(Dataset excerpt)

- - -

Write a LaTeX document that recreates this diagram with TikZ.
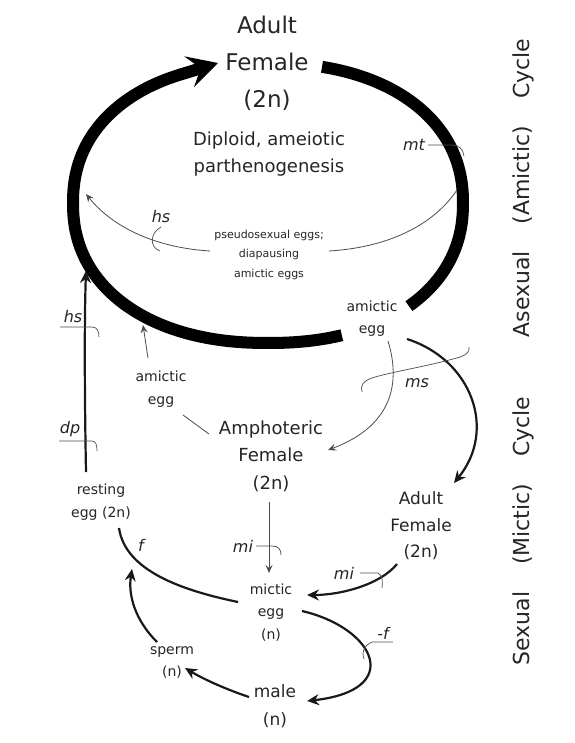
\documentclass[tikz,border=0pt]{standalone}
\usepackage{fontspec}
\setmainfont{DejaVu Sans}
\usetikzlibrary{arrows.meta}
\begin{document}
\begin{tikzpicture}[x=1pt,y=1pt,
  lbl/.style={inner sep=0pt, align=center, text=black!85},
  fbig/.style={lbl, font=\fontsize{23}{37}\selectfont},
  fmid/.style={lbl, font=\fontsize{18}{27.5}\selectfont},
  fadult/.style={lbl, font=\fontsize{17}{26.5}\selectfont},
  fsmall/.style={lbl, font=\fontsize{14}{22.5}\selectfont},
  ftiny/.style={lbl, font=\fontsize{11}{19.5}\selectfont},
  tag/.style={lbl, font=\fontsize{16}{18}\selectfont\itshape},
  side/.style={lbl, font=\fontsize{22}{24}\selectfont, rotate=90},
  ring/.style={line width=12pt, black},
  thick/.style={line width=2.2pt, black!90},
  thin/.style={line width=0.8pt, black!70},
  tick/.style={line width=0.7pt, black!70},
  bigtip/.style={-{Stealth[length=30pt,width=32pt,inset=12pt]}},
  mtip/.style={-{Stealth[length=12pt,width=11pt,inset=4pt]}},
  stip/.style={-{Stealth[length=8pt,width=7pt,inset=3pt]}}
]
\useasboundingbox[fill=white] (0,0) rectangle (574,-743);

% ---------- nodes ----------
\node[fbig] (top) at (267,-63) {Adult\\Female\\(2n)};
\node[fmid] (diploid) at (269,-154) {Diploid, ameiotic\\parthenogenesis};
\node[ftiny] (pseudo) at (269,-254.5) {pseudosexual eggs;\\diapausing\\amictic eggs};
\node[fsmall] (amicR) at (372,-318.5) {amictic\\egg};
\node[fsmall] (amicL) at (161,-389) {amictic\\egg};
\node[fmid] (amph) at (271,-456) {Amphoteric\\Female\\(2n)};
\node[fsmall] (resting) at (101,-502) {resting\\egg (2n)};
\node[fadult] (adultR) at (421,-526) {Adult\\Female\\(2n)};
\node[fsmall] (mictic) at (271,-612.5) {mictic\\egg\\(n)};
\node[fsmall] (sperm) at (172,-662.5) {sperm\\(n)};
\node[fadult, font=\fontsize{17}{28}\selectfont] (male) at (275,-706) {male\\(n)};

\node[tag] (mt) at (414,-145) {mt};
\node[tag] (hsA) at (161,-217) {hs};
\node[tag] (ms) at (417,-383) {ms};
\node[tag] (hsB) at (73,-317) {hs};
\node[tag] (dp) at (70,-429) {dp};
\node[tag] (miA) at (243,-546) {mi};
\node[tag] (miB) at (344,-573) {mi};
\node[tag] (f) at (141,-545) {f};
\node[tag] (mf) at (383,-633) {-f};

\node[side] (asex) at (523,-188) {Asexual\hspace{0.9em} (Amictic)\hspace{0.9em} Cycle};
\node[side] (sex) at (523,-531) {Sexual\hspace{0.9em} (Mictic)\hspace{0.9em} Cycle};

% ---------- big asexual ring (slightly squarish ellipse) ----------
\coordinate (tipA) at (218,-63);
\draw[ring, bigtip] plot[domain=-69.9:-246.4, samples=90, smooth]
  ({268+195*cos(\x)*pow(abs(cos(\x))+0.0001,-0.0909)},
   {-203+140*sin(\x)*pow(abs(sin(\x))+0.0001,-0.0909)}) -- (tipA);
\draw[ring] plot[domain=75.9:-45.6, samples=70, smooth]
  ({268+195*cos(\x)*pow(abs(cos(\x))+0.0001,-0.0909)},
   {-203+140*sin(\x)*pow(abs(sin(\x))+0.0001,-0.0909)});

% ---------- hs arrow through the ring ----------
\coordinate (hsR0) at (457,-190);
\coordinate (hsR1) at (329,-251);
\coordinate (hsL0) at (210,-251);
\coordinate (hsL1) at (86,-194);
\draw[thin] (hsR0) .. controls (430,-230) and (380,-248) .. (hsR1);
\draw[thin, stip] (hsL0) .. controls (160,-248) and (115,-230) .. (hsL1);
\draw[tick] (161,-227) .. controls (150,-233) and (149,-247) .. (160,-251);

% mt marker
\draw[tick] (mt.east) ++(3,0) -- (452,-145) .. controls (459,-145) and (463,-149) .. (464,-156);

% ---------- amictic egg (right) outputs ----------
\coordinate (aR0) at (388,-341);
\coordinate (aR1) at (328,-450);
\draw[thin, stip] (aR0) .. controls (400,-380) and (395,-425) .. (aR1);
\coordinate (aT0) at (407,-339);
\coordinate (aT1) at (454,-483);
\draw[thick, mtip] (aT0) .. controls (472,-360) and (497,-430) .. (aT1);
% ms marker
\draw[tick] (469,-347) .. controls (470,-352) and (466,-355) .. (460,-357)
  .. controls (430,-366) and (390,-372) .. (372,-378)
  .. controls (363,-381) and (360,-386) .. (362,-392);

% ---------- left side ----------
\coordinate (rest0) at (86,-472);
\coordinate (ringL) at (86,-271);
\draw[thick, mtip] (rest0) .. controls (85,-420) and (84,-330) .. (ringL);
\draw[tick] (60,-327) -- (92,-327) .. controls (97,-327) and (99,-331) .. (99,-337);
\draw[tick] (59,-441) -- (92,-441) .. controls (96,-441) and (97,-445) .. (97,-451);

\coordinate (aL0) at (148,-358);
\coordinate (aL1) at (143,-325);
\draw[thin, stip] (aL0) -- (aL1);
\coordinate (aL2) at (183,-415);
\coordinate (amW) at (209,-434);
\draw[thin] (aL2) -- (amW);

% ---------- sexual cycle ----------
\coordinate (am0) at (269,-502);
\coordinate (mc0) at (269,-573);
\draw[thin, stip] (am0) -- (mc0);
\draw[tick] (256,-546) -- (272,-546) .. controls (278,-546) and (281,-549) .. (281,-555);

\coordinate (ad0) at (397,-564);
\coordinate (mc1) at (307,-595);
\draw[thick, mtip] (ad0) .. controls (380,-585) and (340,-595) .. (mc1);
\draw[tick] (360,-573) -- (378,-573) .. controls (382,-575) and (383,-580) .. (382,-588);

\coordinate (mc2) at (238,-602);
\coordinate (rs1) at (119,-528);
\draw[thick] (mc2) .. controls (180,-590) and (125,-570) .. (rs1);

\coordinate (sp0) at (157,-642);
\coordinate (fx) at (132,-569);
\draw[thick, mtip] (sp0) .. controls (135,-620) and (128,-595) .. (fx);

\coordinate (ml0) at (249,-697);
\coordinate (sp1) at (185,-668);
\draw[thick, mtip] (ml0) .. controls (228,-690) and (205,-680) .. (sp1);

\coordinate (mc3) at (302,-611);
\coordinate (ml1) at (307,-701);
\draw[thick, mtip] (mc3) .. controls (375,-628) and (405,-690) .. (ml1);
\draw[tick] (393,-642) -- (372,-642) .. controls (365,-645) and (361,-651) .. (364,-659);

\end{tikzpicture}
\end{document}
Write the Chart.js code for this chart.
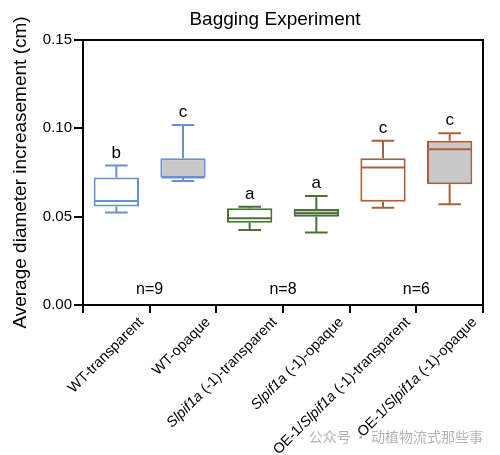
<!DOCTYPE html>
<html lang="en">
<head>
<meta charset="UTF-8">
<title>Bagging Experiment</title>
<style>
  body { margin: 0; background: #fff; }
  #chart { display: block; }
</style>
<script src="https://cdn.jsdelivr.net/npm/chart.js"></script>
</head>
<body>
<canvas id="chart" width="500" height="455"></canvas>
<script>
// box plot values (cm)
const categories = ['WT-transparent', 'WT-opaque', 'Slpif1a (-1)-transparent', 'Slpif1a (-1)-opaque',
                    'OE-1/Slpif1a (-1)-transparent', 'OE-1/Slpif1a (-1)-opaque'];
const whiskerMin = [0.0523, 0.0702, 0.0425, 0.0411, 0.0551, 0.0570];
const q1         = [0.0557, 0.0721, 0.0466, 0.0500, 0.0585, 0.0683];
const median     = [0.0589, 0.0721, 0.0491, 0.0519, 0.0779, 0.0881];
const q3         = [0.0721, 0.0830, 0.0547, 0.0543, 0.0830, 0.0930];
const whiskerMax = [0.0789, 0.1019, 0.0556, 0.0617, 0.0930, 0.0972];
const letters    = ['b', 'c', 'a', 'a', 'c', 'c'];
const groupN     = ['n=9', 'n=8', 'n=6'];
const yTicks     = [0, 0.05, 0.10, 0.15];

const gene = 'Slpif1a';
const groupColors = ['#6b8fd4', '#4a7235', '#a9613a'];
const FONT = "'Liberation Sans', Arial, sans-serif";

Chart.defaults.font.family = FONT;
Chart.defaults.color = '#000';

function colorOf(i) { return groupColors[Math.floor(i / 2)]; }

const boxPlot = {
    id: 'boxPlot',
    afterDatasetsDraw(chart) {
        const {ctx, chartArea: a, scales: {x, y}} = chart;
        const meta = chart.getDatasetMeta(0);
        ctx.save();
        ctx.lineWidth = 2;
        meta.data.forEach((bar, i) => {
            const cx = bar.x, half = bar.width / 2, cap = half / 2;
            const yMax = y.getPixelForValue(whiskerMax[i]);
            const yMin = y.getPixelForValue(whiskerMin[i]);
            const yMed = y.getPixelForValue(median[i]);
            ctx.strokeStyle = colorOf(i);
            ctx.beginPath();
            ctx.moveTo(cx, y.getPixelForValue(q3[i])); ctx.lineTo(cx, yMax);
            ctx.moveTo(cx - cap, yMax); ctx.lineTo(cx + cap, yMax);
            ctx.moveTo(cx, y.getPixelForValue(q1[i])); ctx.lineTo(cx, yMin);
            ctx.moveTo(cx - cap, yMin); ctx.lineTo(cx + cap, yMin);
            ctx.moveTo(cx - half + 1, yMed); ctx.lineTo(cx + half - 1, yMed);
            ctx.stroke();

            ctx.fillStyle = '#000';
            ctx.font = '17px ' + FONT;
            ctx.textAlign = 'center';
            ctx.textBaseline = 'bottom';
            ctx.fillText(letters[i], cx, yMax - 4);
        });

        ctx.font = '16px ' + FONT;
        ctx.textBaseline = 'middle';
        groupN.forEach((t, g) => {
            const cx = (x.getPixelForValue(2 * g) + x.getPixelForValue(2 * g + 1)) / 2;
            ctx.fillText(t, cx, a.bottom - 15);
        });
        ctx.restore();
    },
    afterDraw(chart) {
        const {ctx, chartArea: a, scales: {x}} = chart;
        ctx.save();
        // top and right frame
        ctx.strokeStyle = '#000';
        ctx.lineWidth = 2;
        ctx.beginPath();
        ctx.moveTo(a.left, a.top); ctx.lineTo(a.right, a.top); ctx.lineTo(a.right, a.bottom);
        ctx.stroke();

        // title
        ctx.fillStyle = '#000';
        ctx.font = '19px ' + FONT;
        ctx.textAlign = 'center';
        ctx.textBaseline = 'alphabetic';
        ctx.fillText('Bagging Experiment', (a.left + a.right) / 2 - 8, 25);

        // rotated category labels, gene name in italics
        ctx.textAlign = 'left';
        ctx.textBaseline = 'middle';
        categories.forEach((label, i) => {
            const parts = label.split(new RegExp('(' + gene + ')')).filter(Boolean);
            const fonts = parts.map(p => (p === gene ? 'italic ' : '') + '14.5px ' + FONT);
            const widths = parts.map((p, k) => { ctx.font = fonts[k]; return ctx.measureText(p).width; });
            const total = widths.reduce((s, w) => s + w, 0);
            ctx.save();
            ctx.translate(x.getPixelForValue(i) + 25, a.bottom + 15);
            ctx.rotate(-Math.PI / 4);
            let pos = -total;
            parts.forEach((p, k) => {
                ctx.font = fonts[k];
                ctx.fillText(p, pos, 0);
                pos += widths[k];
            });
            ctx.restore();
        });

        // watermark
        ctx.fillStyle = '#b4b4b4';
        ctx.font = "14px 'Noto Sans CJK SC', sans-serif";
        ctx.textAlign = 'right';
        ctx.textBaseline = 'middle';
        ctx.fillText('公众号 · 动植物流式那些事', a.right, 437);
        ctx.restore();
    }
};

new Chart(document.getElementById('chart'), {
    type: 'bar',
    data: {
        labels: categories,
        datasets: [{
            data: categories.map((c, i) => [q1[i], q3[i]]),
            backgroundColor: categories.map(c => c.endsWith('opaque') ? '#c9c9c9' : '#ffffff'),
            borderColor: categories.map((c, i) => colorOf(i)),
            borderWidth: 2,
            borderSkipped: false,
            categoryPercentage: 1,
            barPercentage: 0.68
        }]
    },
    options: {
        responsive: false,
        animation: false,
        layout: { padding: { top: 40, right: 17, left: 0, bottom: 0 } },
        plugins: { legend: { display: false }, tooltip: { enabled: false }, title: { display: false } },
        scales: {
            x: {
                offset: true,
                grid: { drawOnChartArea: false, color: '#000', lineWidth: 2, tickLength: 8 },
                border: { color: '#000', width: 2 },
                ticks: { display: false },
                afterFit(axis) { axis.height = 150; }
            },
            y: {
                min: 0,
                max: 0.15,
                afterBuildTicks(axis) { axis.ticks = yTicks.map(v => ({ value: v })); },
                grid: { drawOnChartArea: false, color: '#000', lineWidth: 2, tickLength: 9 },
                border: { color: '#000', width: 2 },
                ticks: { font: { size: 15 }, padding: 2, callback: v => v.toFixed(2) },
                title: { display: true, text: 'Average diameter increasement (cm)', font: { size: 19 }, padding: { top: 9 } },
                afterFit(axis) { axis.width = 83; }
            }
        }
    },
    plugins: [boxPlot]
});
</script>
</body>
</html>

- - -

Transcribe exactly, please, the lines between the start of the records above and the line holding "(male) at (275,-706)", counting both of those lines and omitting pictures.

Write a LaTeX document that recreates this diagram with TikZ.
\documentclass[tikz,border=0pt]{standalone}
\usepackage{fontspec}
\setmainfont{DejaVu Sans}
\usetikzlibrary{arrows.meta}
\begin{document}
\begin{tikzpicture}[x=1pt,y=1pt,
  lbl/.style={inner sep=0pt, align=center, text=black!85},
  fbig/.style={lbl, font=\fontsize{23}{37}\selectfont},
  fmid/.style={lbl, font=\fontsize{18}{27.5}\selectfont},
  fadult/.style={lbl, font=\fontsize{17}{26.5}\selectfont},
  fsmall/.style={lbl, font=\fontsize{14}{22.5}\selectfont},
  ftiny/.style={lbl, font=\fontsize{11}{19.5}\selectfont},
  tag/.style={lbl, font=\fontsize{16}{18}\selectfont\itshape},
  side/.style={lbl, font=\fontsize{22}{24}\selectfont, rotate=90},
  ring/.style={line width=12pt, black},
  thick/.style={line width=2.2pt, black!90},
  thin/.style={line width=0.8pt, black!70},
  tick/.style={line width=0.7pt, black!70},
  bigtip/.style={-{Stealth[length=30pt,width=32pt,inset=12pt]}},
  mtip/.style={-{Stealth[length=12pt,width=11pt,inset=4pt]}},
  stip/.style={-{Stealth[length=8pt,width=7pt,inset=3pt]}}
]
\useasboundingbox[fill=white] (0,0) rectangle (574,-743);

% ---------- nodes ----------
\node[fbig] (top) at (267,-63) {Adult\\Female\\(2n)};
\node[fmid] (diploid) at (269,-154) {Diploid, ameiotic\\parthenogenesis};
\node[ftiny] (pseudo) at (269,-254.5) {pseudosexual eggs;\\diapausing\\amictic eggs};
\node[fsmall] (amicR) at (372,-318.5) {amictic\\egg};
\node[fsmall] (amicL) at (161,-389) {amictic\\egg};
\node[fmid] (amph) at (271,-456) {Amphoteric\\Female\\(2n)};
\node[fsmall] (resting) at (101,-502) {resting\\egg (2n)};
\node[fadult] (adultR) at (421,-526) {Adult\\Female\\(2n)};
\node[fsmall] (mictic) at (271,-612.5) {mictic\\egg\\(n)};
\node[fsmall] (sperm) at (172,-662.5) {sperm\\(n)};
\node[fadult, font=\fontsize{17}{28}\selectfont] (male) at (275,-706) {male\\(n)};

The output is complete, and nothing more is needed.